Here is my approach to filling the missing values, you can use different assumptions and work accordingly.

  1. Check the correlation of feature with other features. If it is possible to fill the values using the values from other features, try that.
    For example, married status can depend on age.

  2. Is it possible that the user wanted to fill NA or nil , in that case, fill None
    or 0.
    For example, Gender or age cannot be nil but loan_credit_history can be.

  3. Last option, if nothing else works, fill the values with mean, median or mode value, depending on the data.

Refer this article for missing value treatment


#28

hiee aishwarya Singh
showing same error again
df[‘LoanAmount’] = np.log(df[‘LoanAmount’])

AttributeError: ‘str’ object has no attribute ‘log’


#29

thank yu


#30

I want to fill missing values of Loan Amount using Education and Self Employed column such filling of missing values as mean value of Loan Amount using both the colum…
send me code


#31

Check the dtype of your loan amount column.

Apart from that -

  1. It is not advisable to use the same feature for assignment. You will lose the original loan amount column. Create a new one like LoanAmount_log.
  2. Prefer log10 for amounts

#32

I tried these -

df[‘Gender’].fillna(df[‘Gender’].mode()[0],inplace=True)
df[‘Married’].fillna(df[‘Married’].mode()[0],inplace=True)
df[‘Loan_Amount_Term’].fillna(df[‘Loan_Amount_Term’].mode()[0],inplace=True)

For Dependents -
df[‘Dependents’] = df[‘Dependents’].replace({‘3+’:3})
impute_gr2 = df.pivot_table(values=[‘Dependents’],index=[‘Gender’,‘Married’],aggfunc=np.median)
for i,row in df.loc[df[‘Dependents’].isnull(),:].iterrows():
ind = tuple([row[‘Gender’],row[‘Married’]])
df.loc[i,‘Dependents’] = impute_gr2.loc[ind].values[0]


#33

how to handle the outliers?..


#34

and please kindly let me know . how to handle outliers??


#35

You can replace the value of outliers with appropriate values.
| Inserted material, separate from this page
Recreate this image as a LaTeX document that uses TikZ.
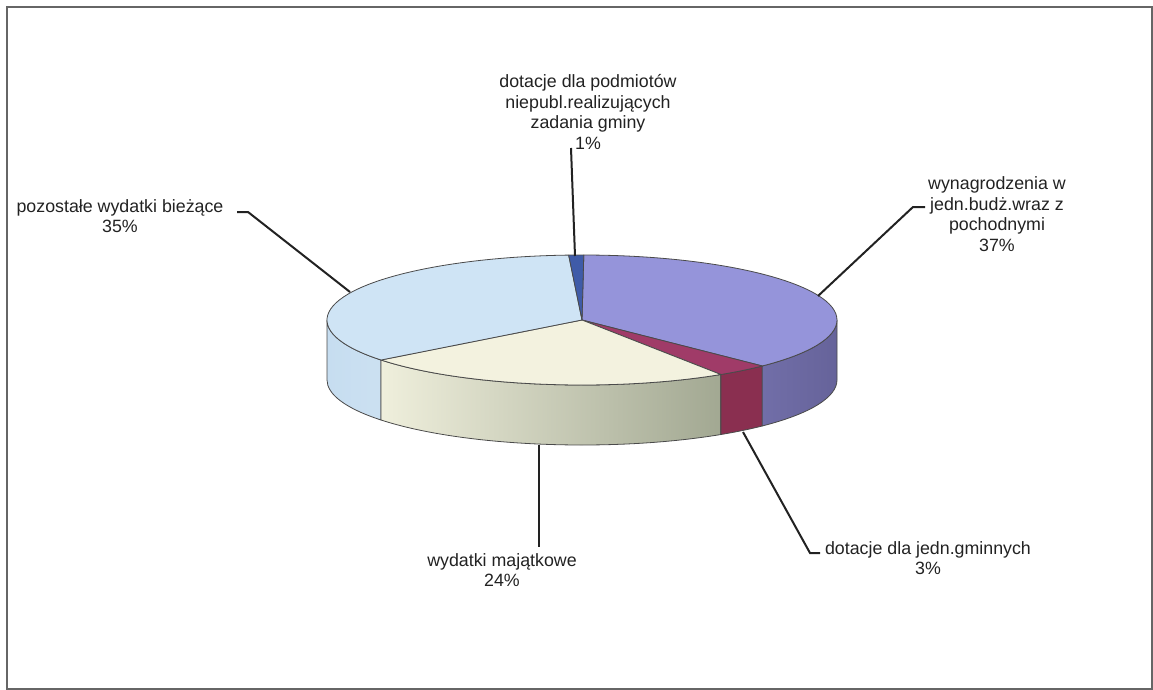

For example, replace values with median of column.


#36

@shivatharun Outliers are treated with one of the following methods (imputation or capping or prediction)

Imputation - replaced with an appropriate measure of central tendency (mean, median, mode)
Capping - usually 95th or 97th percentile depending on the data
Prediction - imputed with NA and predicted as a response variable


#37

On what basis we can fill the null values in gender and in department its given 3+ so how to hande that? plz help.


#38

Ji @utsav31,

Since both Gender and Dependents are categorical variables, you can use Mode of these variables to fill the missing values. This is one of the many approaches that can be used to impute the missing values in categorical variables. You can also try other techniques.


#39

Hi @utsav31

You can either fill it with the mode value or you can look at other variables. For example, create a condition like if the age is less than 25 and status is married, then female; or you can have a condition if applicant income >coapplicant income, then female.

Treat this as a categorical variable. So 1, 2, 3+ are not numbers but categories in this particular variable


#41

Thank you for gender one it really helped.
But in department should i treat whole column as a categorical or a specific row where 3+ is given??


#42

hey thanks for that.


#43

the whole column as categorical